En zo’n slaapkamer die grenst aan de dressing, die dan weer grenst aan de badkamer: dat lijkt perfect. Met een bad voor het raam (inclusief mooi uitzicht. Duh. Want een bad neem je het vaakst in vol daglicht, he. Ja. En dan moet je toch ergens naar kunnen kijken enzo.)
Ahja, en twee spoelbakken op de badkamer! En twee douchekoppen in de douche! Want dan lopen we minder ‘in elkaars weg’. En als we dan toch bezig zijn, mag een porch achteraan het huis ook wel. Inclusief schommelstoel. En ah, vooraan dan liefst ook. Want dan sta je droog met de boodschappen als je de sleutel in het slot wringt. En goh ja, een porch staat gewoon mooi eigenlijk. We gaan er eerlijk over zijn.
En vloeren. Witte vloeren graag. Want die weerkaatsen het licht nog extra hard. Dat zou i-de-aal zijn.
Maar hier gaan we. Pinterest in’t echt bestaat niet. Ik pieker me ziek aan waar het mooiste licht zal vallen in huis om te fotograferen. En er dan nog voor te zorgen dat dat plekje groot genoeg is om mensen te ontvangen en niet te zorgen dat iedereen weer aan de keukentafel moet zitten terwijl ik een kwartier voordien de afwas van die ochtend nog snel de wereld uit hielp. We puzzelen in ons budget om achteraan in onze kleine (!) keuken toch maar een iéts grotere poutrel te kunnen steken voor een iéts groter raam.

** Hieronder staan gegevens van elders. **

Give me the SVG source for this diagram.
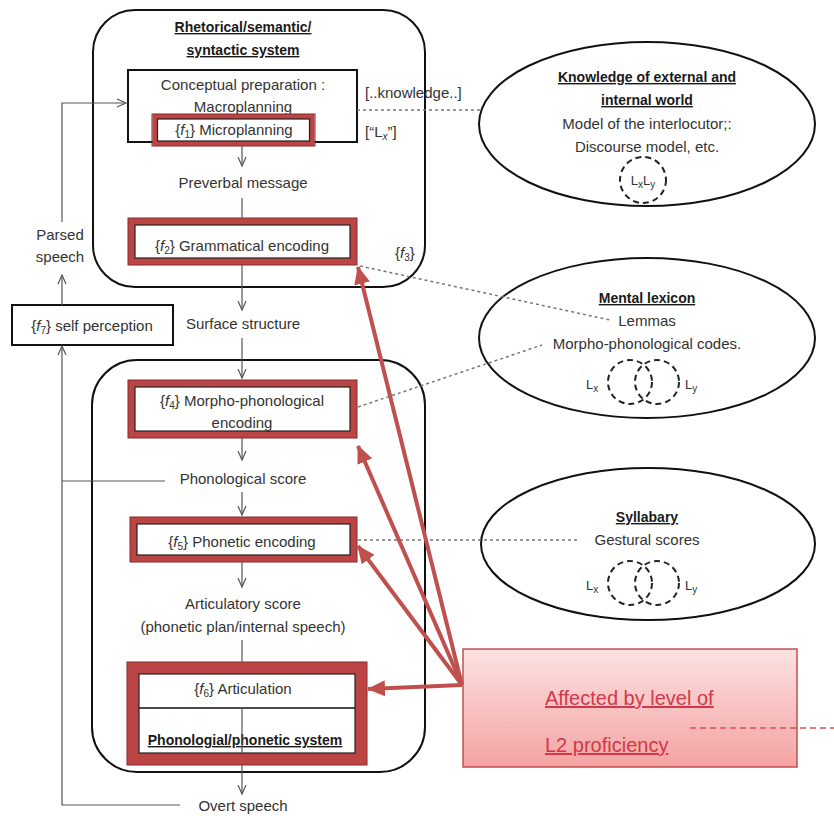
<svg xmlns="http://www.w3.org/2000/svg" width="834" height="816" viewBox="0 0 834 816">
<style>
text{font-family:"Liberation Sans","Open Sans",Arial,sans-serif;font-size:15px;fill:#333}
.c{text-anchor:middle}
.b{font-weight:bold;fill:#1a1a1a;font-size:14px;text-decoration:underline}
.it{font-style:italic}
.sub{font-size:10px}
.sys{fill:none;stroke:#111;stroke-width:2}
.box{fill:#fff;stroke:#111;stroke-width:2}
.red{fill:#fff;stroke:#bb4444;stroke-width:7}
.redo{fill:none;stroke:#8a2a2a;stroke-width:1}
.redin{fill:none;stroke:#222;stroke-width:1.2}
.ell{fill:#fff;stroke:#111;stroke-width:2}
.dc{fill:none;stroke:#222;stroke-width:2;stroke-dasharray:6 4}
.ln{fill:none;stroke:#555;stroke-width:1.2}
.dot{fill:none;stroke:#777;stroke-width:1.5;stroke-dasharray:3 3}
.rarr{fill:none;stroke:#c0504d;stroke-width:4;marker-end:url(#rh)}
.ah{marker-end:url(#ah)}
.lbl{font-size:20px;fill:#d0394a;text-decoration:underline}
</style>
<defs>
<marker id="ah" markerUnits="userSpaceOnUse" markerWidth="12" markerHeight="10" refX="10" refY="5" orient="auto">
<path d="M1,1 L10,5 L1,9" fill="none" stroke="#555" stroke-width="1.2"/>
</marker>
<marker id="rh" markerUnits="userSpaceOnUse" markerWidth="18" markerHeight="16" refX="17" refY="8" orient="auto">
<path d="M0,0 L18,8 L0,16 z" fill="#c0504d"/>
</marker>
<linearGradient id="pink" x1="0" y1="0" x2="0" y2="1">
<stop offset="0" stop-color="#fde2e2"/>
<stop offset="1" stop-color="#f4a3a3"/>
</linearGradient>
</defs>

<rect width="834" height="816" fill="#fff"/>

<g id="rhetorical-system">
<rect class="sys" x="93" y="10" width="332" height="277" rx="42"/>
<text class="c b" x="243" y="32">Rhetorical/semantic/</text>
<text class="c b" x="243" y="55">syntactic system</text>
<text x="395" y="258"><tspan>{</tspan><tspan class="it">f</tspan><tspan class="sub" dy="3">3</tspan><tspan dy="-3">}</tspan></text>
</g>

<g id="phonological-system">
<rect class="sys" x="92" y="360" width="333" height="412" rx="45"/>
</g>

<g id="conceptual">
<rect class="box" x="128" y="70" width="229" height="72"/>
<text class="c" x="243" y="90">Conceptual preparation :</text>
<text class="c" x="243" y="112">Macroplanning</text>
<text x="365" y="98">[..knowledge..]</text>
<text x="365" y="137">[“L<tspan class="it sub" dy="3">x</tspan><tspan dy="-3">”]</tspan></text>
</g>

<g id="microplanning">
<rect class="red" x="155" y="116.5" width="157" height="27" style="stroke-width:5"/>
<rect class="redo" x="152" y="114" width="163" height="32"/>
<rect class="redin" x="157.5" y="119" width="152" height="22"/>
<text class="c" x="234" y="135">{<tspan class="it">f</tspan><tspan class="sub" dy="3">1</tspan><tspan dy="-3">} Microplanning</tspan></text>
</g>

<g id="preverbal">
<text class="c" x="243" y="188">Preverbal message</text>
</g>

<g id="grammatical">
<rect class="red" x="131.5" y="221.5" width="222" height="40"/>
<rect class="redo" x="128" y="218" width="229" height="47"/>
<rect class="redin" x="135" y="225" width="215" height="33"/>
<text class="c" x="242" y="251">{<tspan class="it">f</tspan><tspan class="sub" dy="3">2</tspan><tspan dy="-3">}  Grammatical encoding</tspan></text>
</g>

<g id="surface">
<text class="c" x="243" y="329">Surface structure</text>
</g>

<g id="self-perception">
<rect class="box" x="12" y="305" width="161" height="40"/>
<text class="c" x="92" y="331">{<tspan class="it">f</tspan><tspan class="sub" dy="3">7</tspan><tspan dy="-3">}  self perception</tspan></text>
</g>

<g id="parsed">
<text class="c" x="60" y="240">Parsed</text>
<text class="c" x="60" y="262">speech</text>
</g>

<g id="morpho">
<rect class="red" x="131.5" y="383.5" width="222" height="51"/>
<rect class="redo" x="128" y="380" width="229" height="58"/>
<rect class="redin" x="135" y="387" width="215" height="44"/>
<text class="c" x="242" y="406">{<tspan class="it">f</tspan><tspan class="sub" dy="3">4</tspan><tspan dy="-3">}  Morpho-phonological</tspan></text>
<text class="c" x="242" y="428">encoding</text>
</g>

<g id="phonological-score">
<text class="c" x="243" y="484">Phonological score</text>
</g>

<g id="phonetic">
<rect class="red" x="133.5" y="520.5" width="220" height="38"/>
<rect class="redo" x="130" y="517" width="227" height="45"/>
<rect class="redin" x="137" y="524" width="213" height="31"/>
<text class="c" x="242" y="547">{<tspan class="it">f</tspan><tspan class="sub" dy="3">5</tspan><tspan dy="-3">}  Phonetic encoding</tspan></text>
</g>

<g id="articulatory-score">
<text class="c" x="243" y="609">Articulatory score</text>
<text class="c" x="243" y="632">(phonetic plan/internal speech)</text>
</g>

<g id="articulation">
<rect class="red" x="133" y="668" width="228" height="91" style="stroke-width:12"/>
<rect class="redo" x="127" y="662" width="240" height="103"/>
<rect class="redin" x="139" y="674" width="216" height="79"/>
<line x1="139" y1="708" x2="355" y2="708" stroke="#111" stroke-width="1.5"/>
<text class="c" x="243" y="694">{<tspan class="it">f</tspan><tspan class="sub" dy="3">6</tspan><tspan dy="-3">}  Articulation</tspan></text>
<text class="c b" x="245" y="745">Phonologial/phonetic system</text>
</g>

<g id="overt">
<text class="c" x="243" y="811">Overt speech</text>
</g>

<g id="knowledge">
<ellipse class="ell" cx="647" cy="124" rx="168" ry="82"/>
<text class="c b" x="647" y="82">Knowledge of external and</text>
<text class="c b" x="647" y="105">internal world</text>
<text class="c" x="647" y="129">Model of the interlocutor;:</text>
<text class="c" x="647" y="152">Discourse model, etc.</text>
<circle class="dc" cx="643" cy="180" r="23"/>
<text class="c" x="643" y="185" style="font-size:13px">L<tspan class="sub" dy="3">x</tspan><tspan dy="-3">L</tspan><tspan class="sub" dy="3">y</tspan></text>
</g>

<g id="lexicon">
<ellipse class="ell" cx="647" cy="338" rx="168" ry="80"/>
<text class="c b" x="647" y="303">Mental lexicon</text>
<text class="c" x="647" y="326">Lemmas</text>
<text class="c" x="647" y="349">Morpho-phonological  codes.</text>
<circle class="dc" cx="630" cy="382" r="22"/>
<circle class="dc" cx="657" cy="382" r="22"/>
<text x="586" y="389" style="font-size:13px">L<tspan class="sub" dy="3">x</tspan></text>
<text x="685" y="389" style="font-size:13px">L<tspan class="sub" dy="3">y</tspan></text>
</g>

<g id="syllabary">
<ellipse class="ell" cx="648" cy="544" rx="167" ry="76"/>
<text class="c b" x="647" y="522">Syllabary</text>
<text class="c" x="647" y="545">Gestural scores</text>
<circle class="dc" cx="630" cy="583" r="22"/>
<circle class="dc" cx="657" cy="583" r="22"/>
<text x="586" y="590" style="font-size:13px">L<tspan class="sub" dy="3">x</tspan></text>
<text x="685" y="590" style="font-size:13px">L<tspan class="sub" dy="3">y</tspan></text>
</g>

<g id="l2-proficiency">
<rect x="463" y="649" width="334" height="118" fill="url(#pink)" stroke="#c0504d" stroke-width="1.5"/>
<text class="lbl" x="545" y="705">Affected by level of</text>
<text class="lbl" x="545" y="752">L2 proficiency</text>
</g>

<g id="connectors">
<line class="ln ah" x1="242" y1="146" x2="242" y2="166"/>
<line class="ln" x1="242" y1="198" x2="242" y2="218"/>
<line class="ln ah" x1="242" y1="265" x2="242" y2="310"/>
<line class="ln ah" x1="242" y1="338" x2="242" y2="378"/>
<line class="ln ah" x1="242" y1="438" x2="242" y2="460"/>
<line class="ln ah" x1="242" y1="492" x2="242" y2="515"/>
<line class="ln ah" x1="242" y1="562" x2="242" y2="587"/>
<line class="ln" x1="242" y1="640" x2="242" y2="662"/>
<line class="ln" x1="242" y1="708" x2="242" y2="753"/>
<line class="ln ah" x1="242" y1="765" x2="242" y2="794"/>
<polyline class="ln ah" points="180,805 62,805 62,346"/>
<line class="ln" x1="62" y1="481" x2="165" y2="481"/>
<line class="ln ah" x1="62" y1="305" x2="62" y2="275"/>
<polyline class="ln ah" points="62,222 62,103 126,103"/>
<line class="dot" x1="357" y1="110" x2="482" y2="110"/>
<line class="dot" x1="360" y1="266" x2="610" y2="320"/>
<line class="dot" x1="358" y1="407" x2="542" y2="345"/>
<line class="dot" x1="358" y1="540" x2="578" y2="540"/>
<line x1="690" y1="728" x2="834" y2="728" stroke="#d9534f" stroke-width="1.5" stroke-dasharray="6 4"/>
<line class="rarr" x1="462" y1="685" x2="358" y2="267"/>
<line class="rarr" x1="462" y1="685" x2="358" y2="446"/>
<line class="rarr" x1="462" y1="685" x2="358" y2="546"/>
<line class="rarr" x1="462" y1="685" x2="368" y2="689"/>
</g>
</svg>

En dat bad in de badkamer? Daar voorzien we een wateraansluiting voor (warm + koud? 300 euro. Ik stond perplex te gapen naar onze sanitairman toen hij het zei). Het effectieve bad zal toch nog twee jaar in de winkel blijven staan. Daarnaast delen we met plezier één spoelbak in de badkamer. En gezien we geen poetsvrouw hebben, schrapten we de witte vloeren. Want tijd om die weer elke dag van de week te stofzuigen, hebben we helaas niet echt.
We spiegelen veel aan ons huidige huurhuis in Hasselt. Onterecht, want alle huizen hebben hun gebreken. De autist in mezelf sust mij een beetje en blijft vertellen dat compromissen nodig zijn. Dat ik moet leren relativeren. Soms luister ik wel. Op andere dagen ben ik iets koppiger. Dan stamp ik spreekwoordelijk als een kleine, koppige kleuter met beide voeten op de grond en begrijp ik niet waarom mijn keuken plots zo klein zal zijn.
Compromissen sluiten, ’t zal nooit mijn sterkste kant worden.